> **Recorded information**
══════════
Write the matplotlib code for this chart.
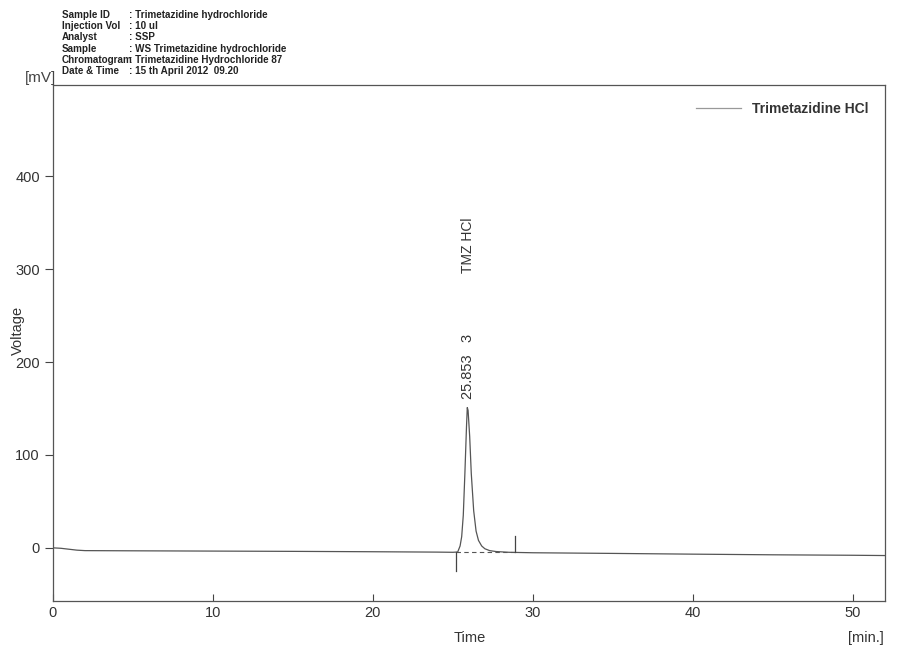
import matplotlib.pyplot as plt

plt.rcParams['font.family'] = ['Liberation Sans', 'DejaVu Sans']

# chromatogram trace (time in min, voltage in mV)
time = [0, 0.5, 1, 1.5, 2, 5, 10, 15, 20, 24, 25.0, 25.3, 25.45, 25.55, 25.65,
        25.75, 25.85, 25.9, 25.95, 26.05, 26.15, 26.3, 26.45, 26.6, 26.8, 27.0,
        27.3, 27.7, 28.5, 30, 35, 40, 45, 50, 52]
voltage = [0, -0.5, -1.5, -2.5, -3, -3.2, -3.5, -3.8, -4.2, -4.6, -4.8, -4.5, 2,
           12, 35, 80, 130, 151, 148, 120, 80, 40, 18, 8, 2, -1, -3, -4, -4.8,
           -5.3, -6, -6.8, -7.5, -8, -8.3]

# integration markers
peak_start, peak_end = 25.2, 28.9
start_marker = [-5, -25]
end_marker = [-5, 13]
baseline_y = [-4.9, -4.9]

peak_rt = 25.853
peak_label = "25.853   3"
peak_name = "TMZ HCl"

header_keys = ["Sample ID", "Injection Vol", "Analyst", "Sample", "Chromatogram", "Date & Time"]
header_vals = [": Trimetazidine hydrochloride", ": 10 ul", ": SSP",
               ": WS Trimetazidine hydrochloride",
               ": Trimetazidine Hydrochloride 87", ": 15 th April 2012  09.20"]

fig = plt.figure(figsize=(9.01, 6.46), dpi=100)
ax = fig.add_axes([0.0588, 0.07, 0.9232, 0.798])

ax.plot(time, voltage, color='#555555', lw=0.9, label='Trimetazidine HCl')
ax.plot([peak_start, peak_end], baseline_y, color='#555555', lw=0.8, ls=(0, (4, 3)))
ax.plot([peak_start, peak_start], start_marker, color='#444444', lw=0.9)
ax.plot([peak_end, peak_end], end_marker, color='#444444', lw=0.9)

ax.text(peak_rt + 0.1, 160, peak_label, rotation=90, ha='center', va='bottom',
        fontsize=10.5, color='#333333')
ax.text(peak_rt + 0.1, 296, peak_name, rotation=90, ha='center', va='bottom',
        fontsize=10, color='#333333')

ax.set_xlim(0, 52)
ax.set_ylim(-57, 498)
ax.set_xticks([0, 10, 20, 30, 40, 50])
ax.set_yticks([0, 100, 200, 300, 400])
ax.tick_params(axis='both', labelsize=10.5, colors='#444444', labelcolor='#333333')
ax.tick_params(axis='y', direction='out', length=6)
ax.tick_params(axis='x', direction='in', length=5, pad=4)
for s in ax.spines.values():
    s.set_color('#555555')
    s.set_linewidth(0.9)

fig.text(18 / 901, 1 - 330 / 646, 'Voltage', rotation=90, fontsize=10.5,
         color='#333333', ha='center', va='center')
fig.text(470 / 901, 1 - 638 / 646, 'Time', fontsize=10.5, color='#333333',
         ha='center', va='center')
fig.text(0.028, 0.868, '[mV]', fontsize=11, color='#444444', va='bottom')
fig.text(884 / 901, 1 - 638 / 646, '[min.]', fontsize=10.5, color='#333333',
         ha='right', va='center')

leg = ax.legend(loc='upper right', frameon=False, handlelength=3.2,
                prop={'weight': 'bold', 'size': 10}, borderaxespad=0.8)
leg.get_lines()[0].set_color('#999999')
leg.get_texts()[0].set_color('#333333')

for i, (k, v) in enumerate(zip(header_keys, header_vals)):
    y = 1 - (15 + 11.2 * i) / 646
    fig.text(62 / 901, y, k, fontsize=7.1, weight='bold', va='center', color='#222222')
    fig.text(129 / 901, y, v, fontsize=7.1, weight='bold', va='center', color='#222222')

fig.savefig('out.png', dpi=100)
══════════
Go through the material above and print all of it exactly, except the pictures.

> **Solved problem**
Write the matplotlib code for this chart.
import matplotlib.pyplot as plt

plt.rcParams['font.family'] = ['Liberation Sans', 'DejaVu Sans']

# chromatogram trace (time in min, voltage in mV)
time = [0, 0.5, 1, 1.5, 2, 5, 10, 15, 20, 24, 25.0, 25.3, 25.45, 25.55, 25.65,
        25.75, 25.85, 25.9, 25.95, 26.05, 26.15, 26.3, 26.45, 26.6, 26.8, 27.0,
        27.3, 27.7, 28.5, 30, 35, 40, 45, 50, 52]
voltage = [0, -0.5, -1.5, -2.5, -3, -3.2, -3.5, -3.8, -4.2, -4.6, -4.8, -4.5, 2,
           12, 35, 80, 130, 151, 148, 120, 80, 40, 18, 8, 2, -1, -3, -4, -4.8,
           -5.3, -6, -6.8, -7.5, -8, -8.3]

# integration markers
peak_start, peak_end = 25.2, 28.9
start_marker = [-5, -25]
end_marker = [-5, 13]
baseline_y = [-4.9, -4.9]

peak_rt = 25.853
peak_label = "25.853   3"
peak_name = "TMZ HCl"

header_keys = ["Sample ID", "Injection Vol", "Analyst", "Sample", "Chromatogram", "Date & Time"]
header_vals = [": Trimetazidine hydrochloride", ": 10 ul", ": SSP",
               ": WS Trimetazidine hydrochloride",
               ": Trimetazidine Hydrochloride 87", ": 15 th April 2012  09.20"]

fig = plt.figure(figsize=(9.01, 6.46), dpi=100)
ax = fig.add_axes([0.0588, 0.07, 0.9232, 0.798])

ax.plot(time, voltage, color='#555555', lw=0.9, label='Trimetazidine HCl')
ax.plot([peak_start, peak_end], baseline_y, color='#555555', lw=0.8, ls=(0, (4, 3)))
ax.plot([peak_start, peak_start], start_marker, color='#444444', lw=0.9)
ax.plot([peak_end, peak_end], end_marker, color='#444444', lw=0.9)

ax.text(peak_rt + 0.1, 160, peak_label, rotation=90, ha='center', va='bottom',
        fontsize=10.5, color='#333333')
ax.text(peak_rt + 0.1, 296, peak_name, rotation=90, ha='center', va='bottom',
        fontsize=10, color='#333333')

ax.set_xlim(0, 52)
ax.set_ylim(-57, 498)
ax.set_xticks([0, 10, 20, 30, 40, 50])
ax.set_yticks([0, 100, 200, 300, 400])
ax.tick_params(axis='both', labelsize=10.5, colors='#444444', labelcolor='#333333')
ax.tick_params(axis='y', direction='out', length=6)
ax.tick_params(axis='x', direction='in', length=5, pad=4)
for s in ax.spines.values():
    s.set_color('#555555')
    s.set_linewidth(0.9)

fig.text(18 / 901, 1 - 330 / 646, 'Voltage', rotation=90, fontsize=10.5,
         color='#333333', ha='center', va='center')
fig.text(470 / 901, 1 - 638 / 646, 'Time', fontsize=10.5, color='#333333',
         ha='center', va='center')
fig.text(0.028, 0.868, '[mV]', fontsize=11, color='#444444', va='bottom')
fig.text(884 / 901, 1 - 638 / 646, '[min.]', fontsize=10.5, color='#333333',
         ha='right', va='center')

leg = ax.legend(loc='upper right', frameon=False, handlelength=3.2,
                prop={'weight': 'bold', 'size': 10}, borderaxespad=0.8)
leg.get_lines()[0].set_color('#999999')
leg.get_texts()[0].set_color('#333333')

for i, (k, v) in enumerate(zip(header_keys, header_vals)):
    y = 1 - (15 + 11.2 * i) / 646
    fig.text(62 / 901, y, k, fontsize=7.1, weight='bold', va='center', color='#222222')
    fig.text(129 / 901, y, v, fontsize=7.1, weight='bold', va='center', color='#222222')

fig.savefig('out.png', dpi=100)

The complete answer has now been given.